### Task objective
Repeat the records below exactly, leaving out every picture.

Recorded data

# # # # # # #

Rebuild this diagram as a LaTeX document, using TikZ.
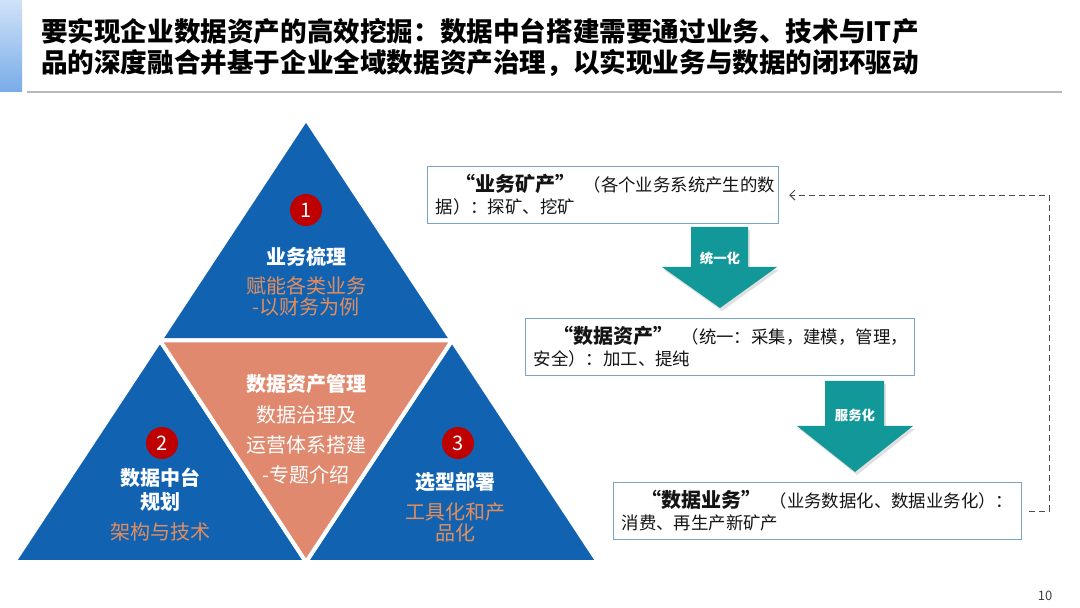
\documentclass[tikz,border=0pt]{standalone}
\usepackage{fontspec}
\setmainfont{Noto Sans CJK SC}
\usepackage{xcolor}
\usepackage{tikz}
\usetikzlibrary{arrows.meta,positioning,calc}
\definecolor{triblue}{RGB}{17,99,178}
\definecolor{salmon}{RGB}{224,137,110}
\definecolor{subor}{RGB}{228,141,92}
\definecolor{dotred}{RGB}{190,0,0}
\definecolor{flowteal}{RGB}{18,152,153}
\definecolor{boxline}{RGB}{125,162,200}
\definecolor{ink}{RGB}{20,20,20}
\definecolor{barhi}{RGB}{208,226,248}
\definecolor{barlo}{RGB}{120,172,232}

\begin{document}
\begin{tikzpicture}[x=0.5pt,y=-0.5pt,
  tri/.style={draw=white,line width=2pt,line join=miter},
  numdot/.style={circle,fill=dotred,text=white,minimum size=16pt,inner sep=0pt,font=\fontsize{10}{10}\selectfont},
  head/.style={text=white,align=center,font=\fontsize{10}{12}\selectfont\bfseries},
  sub/.style={text=subor,align=center,font=\fontsize{10}{10.5}\selectfont},
  infobox/.style={draw=boxline,line width=0.6pt,anchor=north west,align=left,inner sep=4pt,text=ink,font=\fontsize{8.7}{11}\selectfont},
  flow/.style={fill=flowteal},
  flowlbl/.style={text=white,font=\fontsize{6.7}{7}\selectfont\bfseries},
  backline/.style={densely dashed,draw=black!70,line width=0.5pt,-{Straight Barb[length=2.5pt,width=5pt]},shorten <=3.5pt,shorten >=5pt}]
  \useasboundingbox (0,0) rectangle (1080,608);

  % title bar
  \shade[top color=barhi,bottom color=barlo] (0,0) rectangle (22,92);
  \node[anchor=west,align=left,text=black,font=\fontsize{13.3}{15.5}\selectfont\bfseries] (ttl) at (34,47.5)
    {要实现企业数据资产的高效挖掘：数据中台搭建需要通过业务、技术与IT产\\品的深度融合并基于企业全域数据资产治理，以实现业务与数据的闭环驱动};
  \draw[black!28,line width=0.8pt] (27,92) -- (1062,92);

  % pyramid
  \coordinate (A) at (14,562);
  \coordinate (B) at (598,562);
  \coordinate (C) at (306,119);
  \coordinate (ac) at ($(A)!0.5!(C)$);
  \coordinate (bc) at ($(B)!0.5!(C)$);
  \coordinate (ab) at ($(A)!0.5!(B)$);
  \filldraw[tri,fill=triblue] (ac) -- (C) -- (bc) -- cycle;
  \filldraw[tri,fill=triblue] (A) -- (ac) -- (ab) -- cycle;
  \filldraw[tri,fill=triblue] (ab) -- (bc) -- (B) -- cycle;
  \filldraw[tri,fill=salmon] (ac) -- (bc) -- (ab) -- cycle;

  \node[numdot] (n1) at (306,210) {1};
  \node[head] (h1) at (306,257) {业务梳理};
  \node[sub] (s1) at (306,296) {赋能各类业务\\-以财务为例};

  \node[head] (h0) at (306,384) {数据资产管理};
  \node[text=white,align=center,font=\fontsize{10}{15}\selectfont] (s0) at (306,445) {数据治理及\\运营体系搭建\\-专题介绍};

  \node[numdot] (n2) at (162,443) {2};
  \node[head] (h2) at (160,490) {数据中台\\规划};
  \node[sub] (s2) at (160,532) {架构与技术};

  \node[numdot] (n3) at (458,443) {3};
  \node[head] (h3) at (455,482) {选型部署};
  \node[sub] (s3) at (455,522) {工具化和产\\品化};

  % flow on the right
  \node[infobox,minimum width=175.5pt,minimum height=27.5pt,text width=167.5pt] (ore) at (427,166)
    {\mbox{\hspace{10pt}{\fontsize{10}{11}\selectfont\bfseries “业务矿产”}\hspace{4pt}（各个业务系统产生的数}\\据）：探矿、挖矿};
  \node[infobox,minimum width=194.5pt,minimum height=27.5pt,text width=186.5pt] (asset) at (525,318)
    {\mbox{\hspace{10pt}{\fontsize{10}{11}\selectfont\bfseries “数据资产”}\hspace{4pt}（统一：采集，建模，管理，}\\安全）：加工、提纯};
  \node[infobox,minimum width=204pt,minimum height=27pt,text width=196pt] (svc) at (613,482)
    {\mbox{\hspace{10pt}{\fontsize{10}{11}\selectfont\bfseries “数据业务”}\hspace{4pt}（业务数据化、数据业务化）：}\\消费、再生产新矿产};

  \fill[black,opacity=0.12] (693,230) -- (750,230) -- (750,270) -- (779,270) -- (722,311) -- (664,270) -- (693,270) -- cycle;
  \fill[flow] (691,227) -- (748,227) -- (748,267) -- (777,267) -- (720,308) -- (662,267) -- (691,267) -- cycle;
  \node[flowlbl] (uni) at (720,258) {统一化};
  \fill[black,opacity=0.12] (827,384) -- (886,384) -- (886,429) -- (915,429) -- (857,475) -- (799,429) -- (827,429) -- cycle;
  \fill[flow] (825,381) -- (884,381) -- (884,426) -- (913,426) -- (855,472) -- (797,426) -- (825,426) -- cycle;
  \node[flowlbl] (serv) at (855,415) {服务化};

  \draw[backline] (svc.east) -- ++(27,0) |- (ore.east);

  \node[text=black!75,font=\fontsize{6.5}{7}\selectfont] (pg) at (1045,596) {10};
\end{tikzpicture}
\end{document}
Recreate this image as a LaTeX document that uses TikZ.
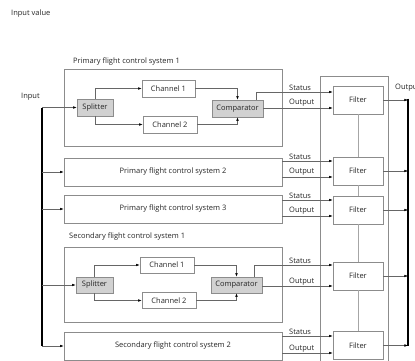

# # # # # # #

### The completed task
Rebuild this diagram as a LaTeX document, using TikZ.
\documentclass[tikz,border=0pt]{standalone}
\usepackage{fontspec}
\setmainfont{Noto Sans CJK SC}
\usepackage{xcolor}
\usepackage{tikz}
\usetikzlibrary{arrows.meta,positioning,calc}
\definecolor{triblue}{RGB}{17,99,178}
\definecolor{salmon}{RGB}{224,137,110}
\definecolor{subor}{RGB}{228,141,92}
\definecolor{dotred}{RGB}{190,0,0}
\definecolor{flowteal}{RGB}{18,152,153}
\definecolor{boxline}{RGB}{125,162,200}
\definecolor{ink}{RGB}{20,20,20}
\definecolor{barhi}{RGB}{208,226,248}
\definecolor{barlo}{RGB}{120,172,232}

\begin{document}
\begin{tikzpicture}[x=0.5pt,y=-0.5pt,
  tri/.style={draw=white,line width=2pt,line join=miter},
  numdot/.style={circle,fill=dotred,text=white,minimum size=16pt,inner sep=0pt,font=\fontsize{10}{10}\selectfont},
  head/.style={text=white,align=center,font=\fontsize{10}{12}\selectfont\bfseries},
  sub/.style={text=subor,align=center,font=\fontsize{10}{10.5}\selectfont},
  infobox/.style={draw=boxline,line width=0.6pt,anchor=north west,align=left,inner sep=4pt,text=ink,font=\fontsize{8.7}{11}\selectfont},
  flow/.style={fill=flowteal},
  flowlbl/.style={text=white,font=\fontsize{6.7}{7}\selectfont\bfseries},
  backline/.style={densely dashed,draw=black!70,line width=0.5pt,-{Straight Barb[length=2.5pt,width=5pt]},shorten <=3.5pt,shorten >=5pt}]
  \useasboundingbox (0,0) rectangle (1080,608);

  % title bar
  \shade[top color=barhi,bottom color=barlo] (0,0) rectangle (22,92);
  \node[anchor=west,align=left,text=black,font=\fontsize{13.3}{15.5}\selectfont\bfseries] (ttl) at (34,47.5)
    {要实现企业数据资产的高效挖掘：数据中台搭建需要通过业务、技术与IT产\\品的深度融合并基于企业全域数据资产治理，以实现业务与数据的闭环驱动};
  \draw[black!28,line width=0.8pt] (27,92) -- (1062,92);

  % pyramid
  \coordinate (A) at (14,562);
  \coordinate (B) at (598,562);
  \coordinate (C) at (306,119);
  \coordinate (ac) at ($(A)!0.5!(C)$);
  \coordinate (bc) at ($(B)!0.5!(C)$);
  \coordinate (ab) at ($(A)!0.5!(B)$);
  \filldraw[tri,fill=triblue] (ac) -- (C) -- (bc) -- cycle;
  \filldraw[tri,fill=triblue] (A) -- (ac) -- (ab) -- cycle;
  \filldraw[tri,fill=triblue] (ab) -- (bc) -- (B) -- cycle;
  \filldraw[tri,fill=salmon] (ac) -- (bc) -- (ab) -- cycle;

  \node[numdot] (n1) at (306,210) {1};
  \node[head] (h1) at (306,257) {业务梳理};
  \node[sub] (s1) at (306,296) {赋能各类业务\\-以财务为例};

  \node[head] (h0) at (306,384) {数据资产管理};
  \node[text=white,align=center,font=\fontsize{10}{15}\selectfont] (s0) at (306,445) {数据治理及\\运营体系搭建\\-专题介绍};

  \node[numdot] (n2) at (162,443) {2};
  \node[head] (h2) at (160,490) {数据中台\\规划};
  \node[sub] (s2) at (160,532) {架构与技术};

  \node[numdot] (n3) at (458,443) {3};
  \node[head] (h3) at (455,482) {选型部署};
  \node[sub] (s3) at (455,522) {工具化和产\\品化};

  % flow on the right
  \node[infobox,minimum width=175.5pt,minimum height=27.5pt,text width=167.5pt] (ore) at (427,166)
    {\mbox{\hspace{10pt}{\fontsize{10}{11}\selectfont\bfseries “业务矿产”}\hspace{4pt}（各个业务系统产生的数}\\据）：探矿、挖矿};
  \node[infobox,minimum width=194.5pt,minimum height=27.5pt,text width=186.5pt] (asset) at (525,318)
    {\mbox{\hspace{10pt}{\fontsize{10}{11}\selectfont\bfseries “数据资产”}\hspace{4pt}（统一：采集，建模，管理，}\\安全）：加工、提纯};
  \node[infobox,minimum width=204pt,minimum height=27pt,text width=196pt] (svc) at (613,482)
    {\mbox{\hspace{10pt}{\fontsize{10}{11}\selectfont\bfseries “数据业务”}\hspace{4pt}（业务数据化、数据业务化）：}\\消费、再生产新矿产};

  \fill[black,opacity=0.12] (693,230) -- (750,230) -- (750,270) -- (779,270) -- (722,311) -- (664,270) -- (693,270) -- cycle;
  \fill[flow] (691,227) -- (748,227) -- (748,267) -- (777,267) -- (720,308) -- (662,267) -- (691,267) -- cycle;
  \node[flowlbl] (uni) at (720,258) {统一化};
  \fill[black,opacity=0.12] (827,384) -- (886,384) -- (886,429) -- (915,429) -- (857,475) -- (799,429) -- (827,429) -- cycle;
  \fill[flow] (825,381) -- (884,381) -- (884,426) -- (913,426) -- (855,472) -- (797,426) -- (825,426) -- cycle;
  \node[flowlbl] (serv) at (855,415) {服务化};

  \draw[backline] (svc.east) -- ++(27,0) |- (ore.east);

  \node[text=black!75,font=\fontsize{6.5}{7}\selectfont] (pg) at (1045,596) {10};
\end{tikzpicture}
\end{document}
Recreate this image as a LaTeX document that uses TikZ.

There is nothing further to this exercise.